How do I calculate speed of air on each side of airfoil? I am doing a project on Bernoulli's principal for my High School physics course.  I made an airfoil in accordance with NACA 2412 (same as a C-152).
I am going to put it in a wind tunnel where the wind speed is going to be measured.  How can I find the wind speed on top of and on the bottom of the airfoil, once I know what the outside wind speed (or velocity of the airfoil) is?
My end goal is to find the pressure differences on the outside of the wing, and I can do that very easily once I know the speed on each side of the airfoil. 
 A: The problem here is that measuring velocity is really very difficult. It needs to be measured slightly above the surface (because the velocity at the surface is zero due to viscosity, so you need to get above the boundary layer edge) but you don't want to introduce a physical probe to measure that because then you are disrupting the very flow you want to measure!
There are less invasive techniques that involve putting small seed particles in the flow and hitting them with lasers (Laser Doppler Velocimetry for one). But unless you have tens of thousands of dollars to spend on such a system, that's not really going to work either. 
So you have to go back to basics. Pressure differences create velocity, not the other way around. And it turns out, pressure is very easy to measure without being invasive, and comparatively inexpensive.

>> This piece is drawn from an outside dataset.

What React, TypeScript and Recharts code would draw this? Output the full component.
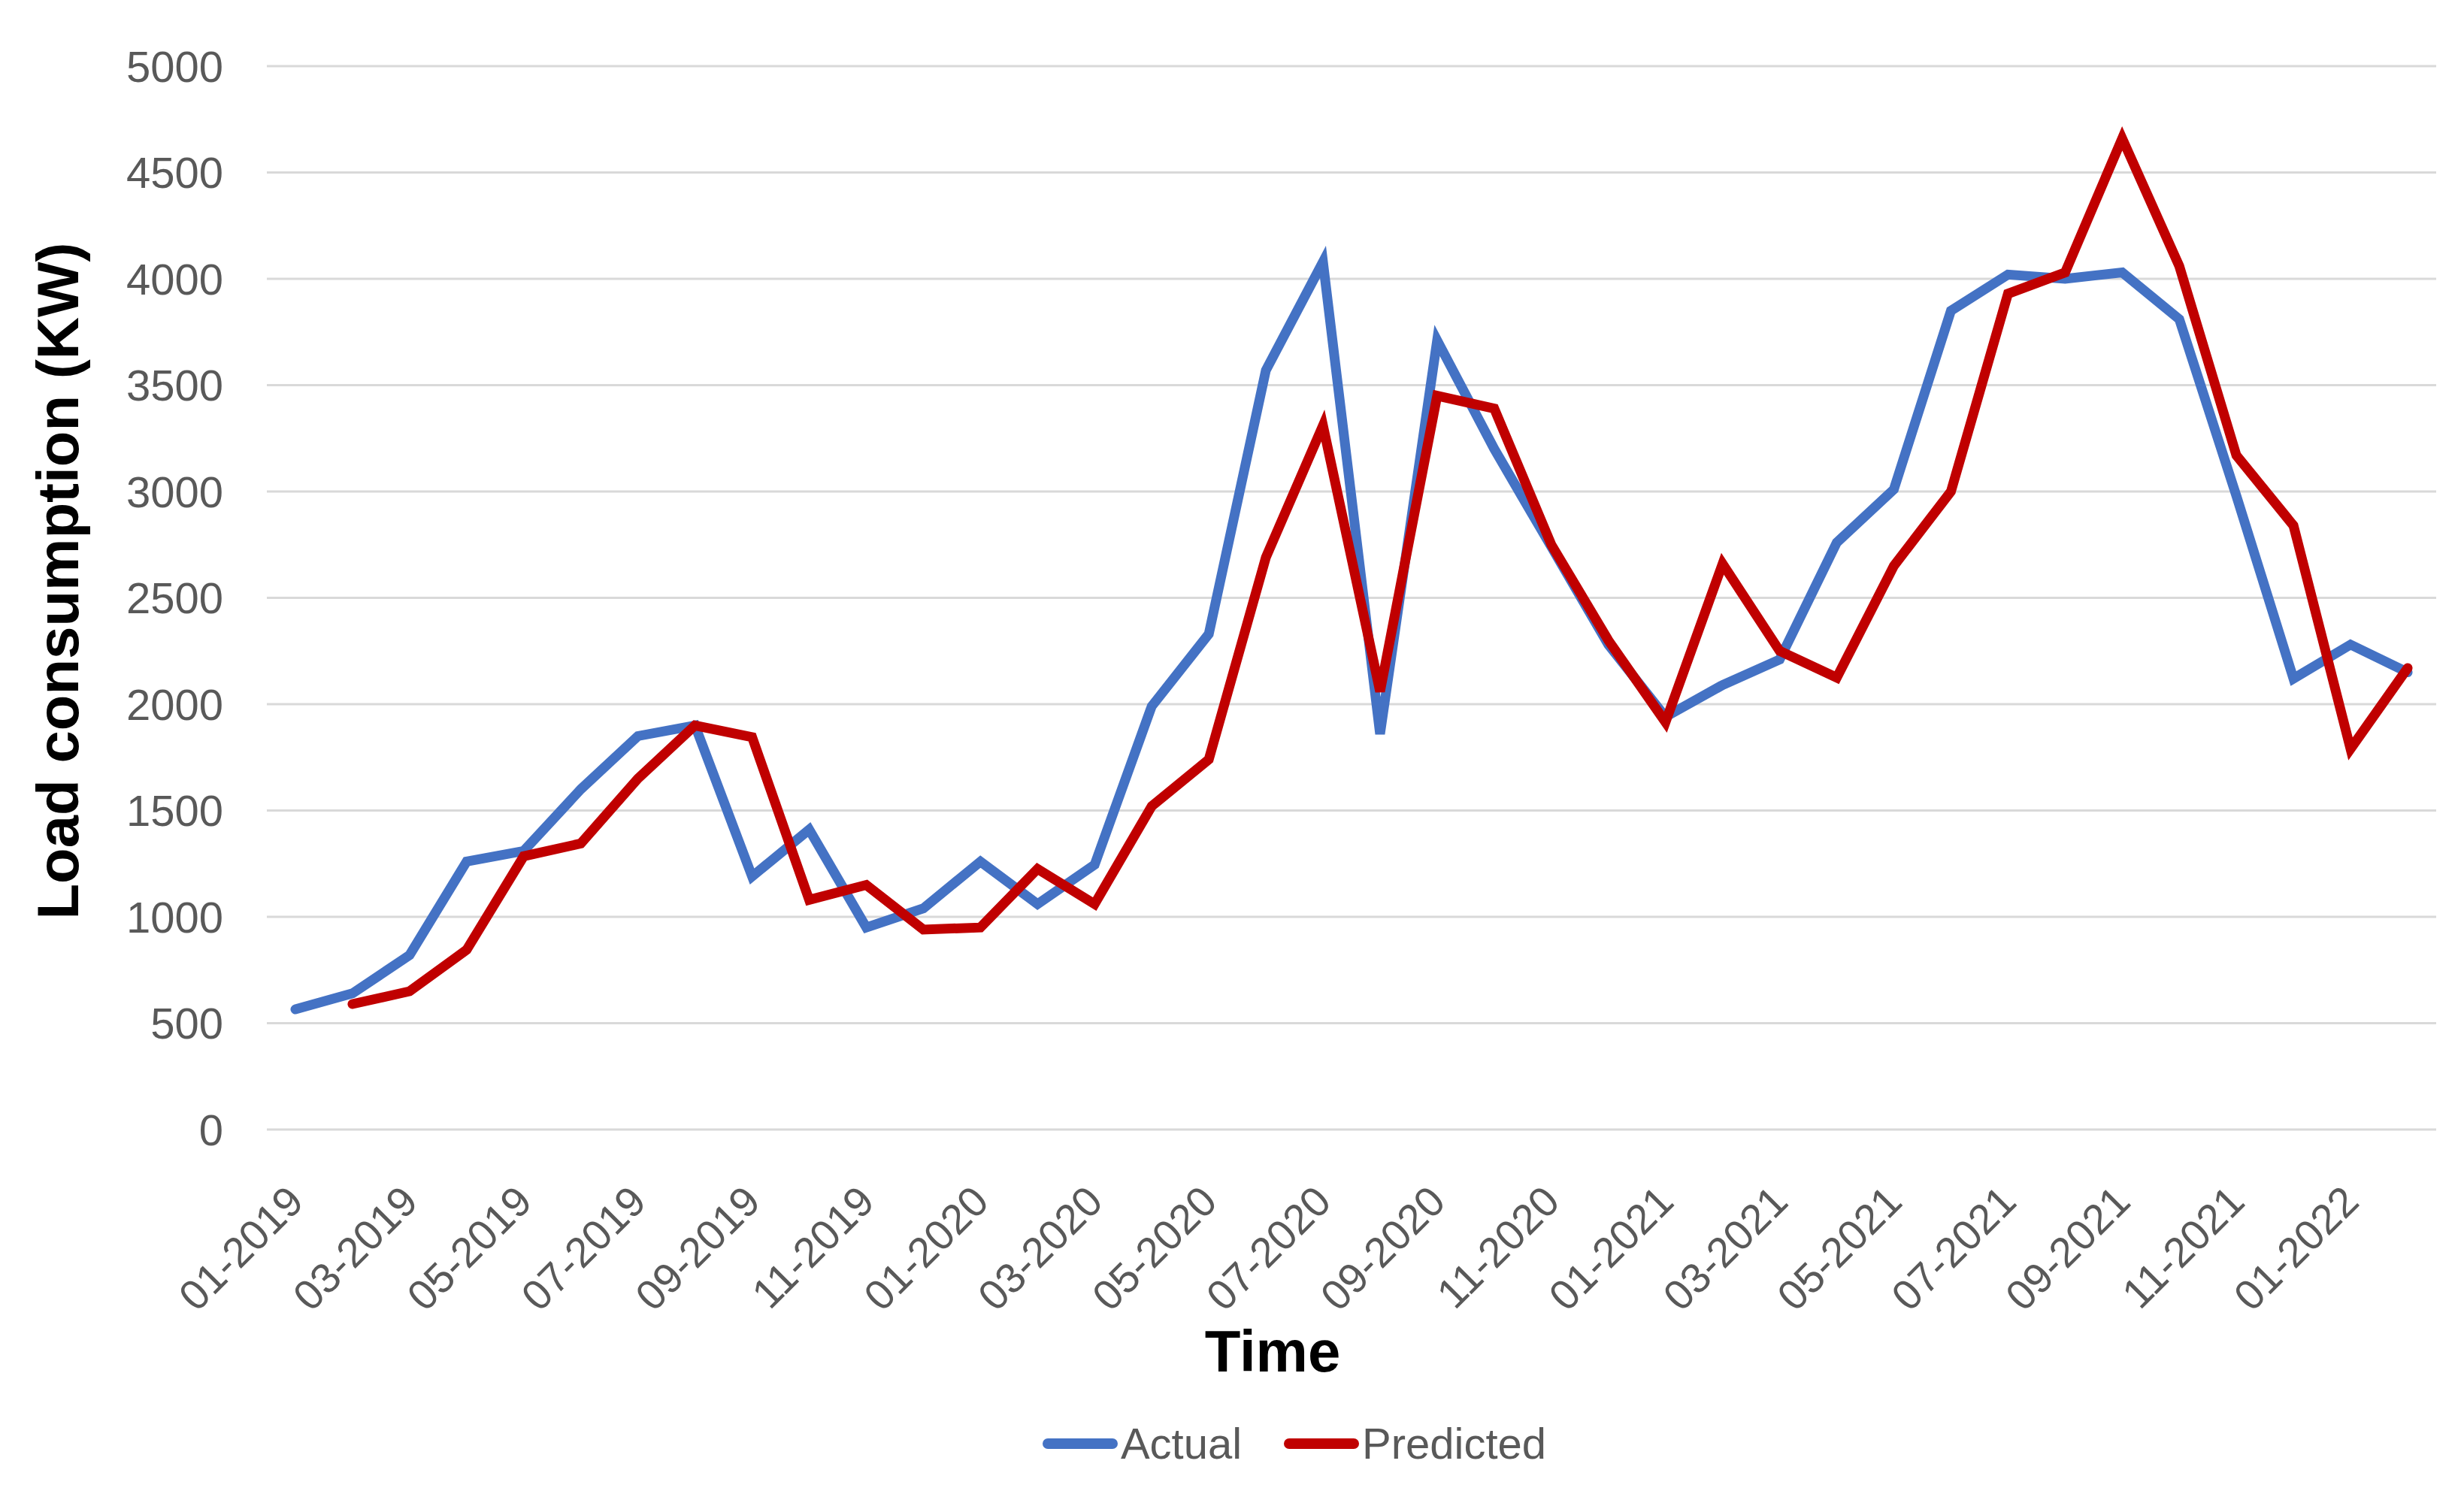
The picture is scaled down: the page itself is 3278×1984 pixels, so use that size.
import React from 'react';
import { LineChart, Line, XAxis, YAxis, CartesianGrid, Legend, Label } from 'recharts';

const months = [
  '01-2019', '02-2019', '03-2019', '04-2019', '05-2019', '06-2019', '07-2019', '08-2019', '09-2019', '10-2019', '11-2019', '12-2019',
  '01-2020', '02-2020', '03-2020', '04-2020', '05-2020', '06-2020', '07-2020', '08-2020', '09-2020', '10-2020', '11-2020', '12-2020',
  '01-2021', '02-2021', '03-2021', '04-2021', '05-2021', '06-2021', '07-2021', '08-2021', '09-2021', '10-2021', '11-2021', '12-2021',
  '01-2022', '02-2022',
];

const actual = [
  565, 640, 820, 1260, 1310, 1600, 1850, 1900, 1190, 1410, 950, 1040,
  1260, 1060, 1245, 1990, 2330, 3570, 4080, 1860, 3710, 3200, 2740, 2280,
  1940, 2090, 2210, 2760, 3010, 3850, 4020, 4000, 4030, 3810, 2980, 2120,
  2280, 2150,
];

const predicted = [
  null, 590, 650, 845, 1285, 1345, 1650, 1900, 1845, 1080, 1150, 940,
  950, 1225, 1060, 1520, 1740, 2690, 3310, 2060, 3450, 3390, 2750, 2300,
  1915, 2660, 2250, 2125, 2650, 3000, 3930, 4030, 4660, 4060, 3170, 2840,
  1790, 2170,
];

const yTicks = [0, 500, 1000, 1500, 2000, 2500, 3000, 3500, 4000, 4500, 5000];

const seriesNames = ['Actual', 'Predicted'];
const seriesColors = ['#4472C4', '#C00000'];

const data = months.map((m, i) => ({ month: m, actual: actual[i], predicted: predicted[i] }));

const FONT = '"Liberation Sans", Arial, sans-serif';
const TICK_COLOR = '#595959';

const XTick = (props: any) => {
  const { x, y, payload } = props;
  return (
    <g transform={`translate(${x},${y})`}>
      <text
        textAnchor="end"
        transform="rotate(-45)"
        fontSize={56}
        fill={TICK_COLOR}
        fontFamily={FONT}
        dy="0.35em"
      >
        {payload.value}
      </text>
    </g>
  );
};

const LegendContent = () => (
  <div style={{ display: 'flex', justifyContent: 'center', alignItems: 'center', fontFamily: FONT, fontSize: 58, color: TICK_COLOR, lineHeight: 1 }}>
    {seriesNames.map((n, i) => (
      <div key={n} style={{ display: 'flex', alignItems: 'center', marginRight: i === 0 ? 56 : 0 }}>
        <div style={{ width: 100, height: 14, borderRadius: 7, background: seriesColors[i], marginRight: 4 }} />
        <span>{n}</span>
      </div>
    ))}
  </div>
);

export default function App() {
  return (
    <div style={{ width: 3262, height: 1968 }}>
      <LineChart width={3262} height={1968} data={data} margin={{ top: 80, right: 29, bottom: 0, left: 0 }}>
        <CartesianGrid vertical={false} stroke="#D9D9D9" strokeWidth={3} />
        <XAxis
          dataKey="month"
          interval={1}
          tickLine={false}
          axisLine={false}
          height={473}
          padding={{ left: 38, right: 38 }}
          tick={<XTick />}
          tickSize={0}
          tickMargin={85}
        >
          <Label
            content={() => (
              <text x={1685} y={1790} textAnchor="middle" dominantBaseline="central" fontFamily={FONT} fontWeight="bold" fontSize={78} fill="#000">
                Time
              </text>
            )}
          />
        </XAxis>
        <YAxis
          domain={[0, 5000]}
          ticks={yTicks}
          width={347}
          tickLine={false}
          axisLine={false}
          tickSize={0}
          tickMargin={58}
          tick={{ fontSize: 58, fill: TICK_COLOR, fontFamily: FONT }}
        >
          <Label
            content={() => (
              <text x={69} y={765} textAnchor="middle" dominantBaseline="central" transform="rotate(-90, 69, 765)" fontFamily={FONT} fontWeight="bold" fontSize={78} fill="#000">
                Load consumption (KW)
              </text>
            )}
          />
        </YAxis>
        <Legend
          layout="horizontal"
          verticalAlign="middle"
          align="center"
          wrapperStyle={{ top: 1884, left: 1064, width: 1300 }}
          content={<LegendContent />}
        />
        <Line type="linear" dataKey="actual" name="Actual" stroke={seriesColors[0]} strokeWidth={13} dot={false} strokeLinecap="round" isAnimationActive={false} />
        <Line type="linear" dataKey="predicted" name="Predicted" stroke={seriesColors[1]} strokeWidth={13} dot={false} strokeLinecap="round" isAnimationActive={false} />
      </LineChart>
    </div>
  );
}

Since the flow is low speed (I assume), you know that the stagnation pressure is (approximately) constant. This means if you know the pressure in the flow at rest, you can find the velocity of the flow in motion simply by measuring it's static pressure. You know this because (Bernoulli's Principle):
$P_0 = P_{static} + \frac{1}{2}\rho V^2$
where $P_0$ is the stagnation pressure and $P_{static}$ is what you measure if you were to put a pressure probe with the opening perpendicular to the flow. In other words, you drill a small hole in the surface of the body and hook up a pressure sensor to the hole. Since you know $P_0$ and you measure $P_{static}$, you will be able to calculate the velocity.
I won't get into the details of it, but the pressure normal to the surface is a constant. In other words, unlike velocity, the pressure you measure at the surface is the same as the pressure you measure at the edge of the boundary layer. This is how you can measure non-invasively.